There are some instances where FIRPTA does not apply. Generally you do not have to withhold in the following situations; however, notification requirements must be met:

  1. You (the transferee) acquire the property for use as a residence and the amount realized (sales price) is not more than $300,000. You or a member of your family must have definite plans to reside at the property for at least 50% of the number of days the property is used by any person during each of the first two 12-month periods following the date of transfer. When counting the number of days that the property is used, do not count the days the property will be vacant. For this exception, the transferee must be an individual.
  2. The property disposed of is an interest in a domestic corporation if any class of stock of the corporation is regularly traded on an established securities market. However, this exception does not apply to certain dispositions of substantial amounts of non-publicly traded interests in publicly traded corporations.
  3. The disposition is of an interest in a domestic corporation and that corporation furnishes you a certification stating, under penalties of perjury, that the interest is not a U.S. real property interest. In most cases, the corporation can make this certification only if either of the following is true.
    • During the previous 5 years (or, if shorter, the period the interest was held by its present owner), the corporation was not a USRPHC.
    • As of the date of disposition, the interest in the corporation is not a U.S. real property interest by reason of section 897(c)(1)(B) of the Code. The certification must be dated not more than 30 days before the date of transfer.
  4. The transferor gives you a certification stating, under penalties of perjury, that the transferor is not a foreign person and containing the transferor’s name, U.S. taxpayer identification number, and home address (or office address, in the case of an entity).
  5. The transferor can give the certification to a qualified substitute. The qualified substitute gives you a statement, under penalties of perjury, that the certification is in the possession of the qualified substitute. For this purpose, a qualified substitute is (a) the person (including any attorney or title company) responsible for closing the transaction, other than the transferor’s agent, and (b) the transferee’s agent.
  6. You receive a withholding certificate from the Internal Revenue Service that excuses withholding. See Withholding Certificates , later.
  7. The transferor gives you written notice that no recognition of any gain or loss on the transfer is required because of a nonrecognition provision in the Internal Revenue Code or a provision in a U.S. tax treaty. You must file a copy of the notice by the 20th day after the date of transfer with the Ogden Service Center, P.O. Box 409101, Ogden, UT 84409.
  8. The amount the transferor realizes on the transfer of a U.S. real property interest is zero.
  9. The property is acquired by the United States, a U.S. state or possession, a political subdivision, or the District of Columbia.
  10. The grantor realizes an amount on the grant or lapse of an option to acquire a U.S. real property interest. However, you must withhold on the sale, exchange, or exercise of that option.
  11. The disposition is of an interest in a publicly traded partnership or trust. However, this exception does not apply to certain dispositions of substantial amounts of non-publicly traded interests in publicly traded partnerships or trusts.
  • Inheritance Tax: If you die owning property in the US, your estate will have a hefty inheritance tax burden. Foreign individuals are not allowed the usual exclusion given to US residents. However, you can avoid this tax by establishing entities offshore to own the property.

 

Can I Buy US Property As a Resident or Non-Resident Alien?

 

It is fairly easy for foreigners to purchase real estate in the USA, regardless if they are residents or non-resident aliens. While purchasing the property may be easy, how you purchase the property can have long-term tax implications that some property owners are not prepared for.
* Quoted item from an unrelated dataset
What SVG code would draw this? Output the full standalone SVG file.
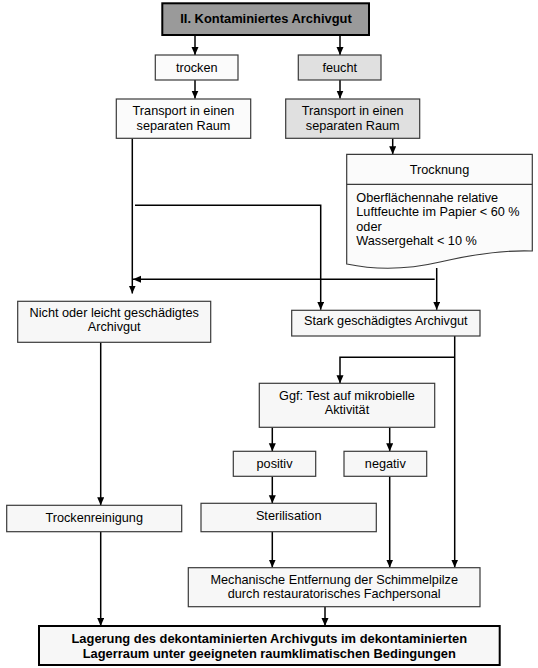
<svg xmlns="http://www.w3.org/2000/svg" width="538" height="668" viewBox="0 0 538 668">
<defs>
<style>
.bx{fill:#f7f7f7;stroke:#3a3a3a;stroke-width:1.2}
.wh{fill:#fbfbfb;stroke:#3a3a3a;stroke-width:1.2}
.gy{fill:#e0e0e0;stroke:#3a3a3a;stroke-width:1.2}
.strong{fill:#f7f7f7;stroke:#000;stroke-width:2}
.top{fill:#9a9a9a;stroke:#000;stroke-width:2}
text{font-family:"Liberation Sans",Arial,sans-serif;font-size:12.7px;fill:#000}
.c{text-anchor:middle}
.b{font-weight:bold;font-size:12.9px}
.cn{fill:none;stroke:#000;stroke-width:1.5}
</style>
<marker id="ah" markerUnits="userSpaceOnUse" markerWidth="9" markerHeight="8" refX="8" refY="3.5" orient="auto">
<path d="M0,0 L8,3.5 L0,7 z" fill="#000"/>
</marker>
</defs>
<rect width="538" height="668" fill="#fff"/>

<g id="connectors">
<path class="cn" d="M195,35 V55" marker-end="url(#ah)"/>
<path class="cn" d="M340,35 V55" marker-end="url(#ah)"/>
<path class="cn" d="M195,80 V98.5" marker-end="url(#ah)"/>
<path class="cn" d="M340,80 V98.5" marker-end="url(#ah)"/>
<path class="cn" d="M132.3,138.3 V293.5" marker-end="url(#ah)"/>
<path class="cn" d="M135,205.3 H320.7 V309.8" marker-end="url(#ah)"/>
<path class="cn" d="M392.7,138.3 V154.3" marker-end="url(#ah)"/>
<path class="cn" d="M436.7,268 V309.8" marker-end="url(#ah)"/>
<path class="cn" d="M434.7,279.3 H133" marker-end="url(#ah)"/>
<path class="cn" d="M454.7,336 V567.5" marker-end="url(#ah)"/>
<path class="cn" d="M454.7,357.3 H340 V383.3" marker-end="url(#ah)"/>
<path class="cn" d="M272.3,427.3 V451.3" marker-end="url(#ah)"/>
<path class="cn" d="M389.7,427.3 V451.3" marker-end="url(#ah)"/>
<path class="cn" d="M272.3,476.3 V503.3" marker-end="url(#ah)"/>
<path class="cn" d="M389.7,476.3 V567.5" marker-end="url(#ah)"/>
<path class="cn" d="M272.3,531.7 V567.5" marker-end="url(#ah)"/>
<path class="cn" d="M100.7,342.3 V505.3" marker-end="url(#ah)"/>
<path class="cn" d="M100.7,531.7 V626" marker-end="url(#ah)"/>
<path class="cn" d="M325,606.7 V626" marker-end="url(#ah)"/>
</g>

<g id="n-title">
<rect class="top" x="162.3" y="3.3" width="206.7" height="31.7"/>
<text class="c b" x="266" y="22.5">II. Kontaminiertes Archivgut</text>
</g>

<g id="n-trocken">
<rect class="wh" x="155.3" y="55" width="82.7" height="25"/>
<text class="c" x="196.7" y="71.7">trocken</text>
</g>

<g id="n-feucht">
<rect class="gy" x="298.3" y="55" width="82.7" height="25"/>
<text class="c" x="339.7" y="71.7">feucht</text>
</g>

<g id="n-transport-l">
<rect class="wh" x="116.3" y="99" width="134.4" height="39.3"/>
<text class="c" x="183.5" y="115">Transport in einen</text>
<text class="c" x="183.5" y="130">separaten Raum</text>
</g>

<g id="n-transport-r">
<rect class="gy" x="285.7" y="99" width="134" height="39.3"/>
<text class="c" x="352.7" y="115">Transport in einen</text>
<text class="c" x="352.7" y="130">separaten Raum</text>
</g>

<g id="n-trocknung">
<path class="wh" d="M346.7,154.3 H532.3 V251 C505,250 470,255 440,262 C410,269 380,271 346.7,264 Z"/>
<line x1="346.7" y1="184.3" x2="532.3" y2="184.3" stroke="#3a3a3a" stroke-width="1.2"/>
<text class="c" x="439.5" y="173.5">Trocknung</text>
<text x="356.3" y="202">Oberflächennahe relative</text>
<text x="356.3" y="216.3">Luftfeuchte im Papier &lt; 60 %</text>
<text x="356.3" y="230.5">oder</text>
<text x="356.3" y="244.7">Wassergehalt &lt; 10 %</text>
</g>

<g id="n-nicht">
<rect class="bx" x="17.7" y="301.3" width="193" height="41"/>
<text class="c" x="114.2" y="317">Nicht oder leicht geschädigtes</text>
<text class="c" x="114.2" y="331.3">Archivgut</text>
</g>

<g id="n-stark">
<rect class="bx" x="291.7" y="310.3" width="188.3" height="25.7"/>
<text class="c" x="385.8" y="324.7">Stark geschädigtes Archivgut</text>
</g>

<g id="n-test">
<rect class="bx" x="259.3" y="383.3" width="175.4" height="44"/>
<text class="c" x="347" y="399.7">Ggf: Test auf mikrobielle</text>
<text class="c" x="347" y="414">Aktivität</text>
</g>

<g id="n-positiv">
<rect class="bx" x="233.3" y="451.3" width="82.4" height="25"/>
<text class="c" x="274.5" y="467.5">positiv</text>
</g>

<g id="n-negativ">
<rect class="bx" x="344" y="451.3" width="82.7" height="25"/>
<text class="c" x="385.3" y="467.5">negativ</text>
</g>

<g id="n-trockenreinigung">
<rect class="bx" x="6.7" y="505.3" width="175" height="26.4"/>
<text class="c" x="94.2" y="521.7">Trockenreinigung</text>
</g>

<g id="n-sterilisation">
<rect class="bx" x="201" y="503.3" width="175.3" height="28.4"/>
<text class="c" x="288.7" y="520">Sterilisation</text>
</g>

<g id="n-mechanisch">
<rect class="bx" x="188.3" y="567.7" width="291.7" height="39"/>
<text class="c" x="334.2" y="583.7">Mechanische Entfernung der Schimmelpilze</text>
<text class="c" x="334.2" y="598.3">durch restauratorisches Fachpersonal</text>
</g>

<g id="n-lagerung">
<rect class="strong" x="39" y="626" width="460.7" height="39"/>
<text class="c b" x="269.3" y="642.7">Lagerung des dekontaminierten Archivguts im dekontaminierten</text>
<text class="c b" x="269.3" y="657.7">Lagerraum unter geeigneten raumklimatischen Bedingungen</text>
</g>
</svg>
Before you purchase property, it is important to consider exactly who will be purchasing the property and how the property will be used, these two factors can affect the type of taxes you are subjected to under US tax codes.

 

Who is Purchasing the Property?

 

There are several different entities that can purchase property and each one is governed by different tax codes. If you are considering purchasing property in the United States, you should talk with a tax professional who specializes in tax law in order to make sure that you chose the best entity to purchase your property.

  • Direct ownership is when an individual purchases a property directly. Direct ownership is the most straightforward way of purchasing a property, but non-resident or resident aliens might be subjected to large estate taxes that they aren’t prepared for when transferring or passing on the property.
  • Corporations- Partnerships or corporations can also purchase real estate. The corporation can be a foreign one or a foreign-owned domestic one, but it must be able to prove its validity to the IRS. There are tax benefits of a corporation or a partnership owning a property, including the possibility of avoiding a future estate tax and federal income tax. While buying through a corporation can limit tax liability, transactions can be complicated. It is important to know that tax laws apply differently to foreign and domestic corporations.
  • Trusts- A trust is also able to purchase a property. Trusts can help avoid later surprise estate taxes, but they must be executed properly in order to maintain their tax code status.

 

How will the Property be Used?

 

The second issue to consider when you are purchasing real estate in the United States as a non-resident or resident alien is how you will use the property. Are you planning on using it as a residence for you or your family members, or are you planning on renting it out? In order for a foreigner to classify a home as a residence, US tax codes state that they must reside there 50% of the time over the course of a two-year period. Properties that are considered corporate holdings or rental properties are governed by different tax codes than private residences.

While it may be relatively easy to purchase property in the United States as a non-resident or resident alien, how you purchase the property will have long term financial implications. Working with a tax professional who specializes in real estate tax law can help you chose the best way to purchase your property so that you are aware of pertinent tax codes and future taxation.

There exist certain investment structures which can be put into place to help reduce or eliminate the amount of tax paid. The key is to find a skilled International tax professional, and discuss the US Real Estate Tax, as well as the pros and cons of each structure, prior to investing in the market.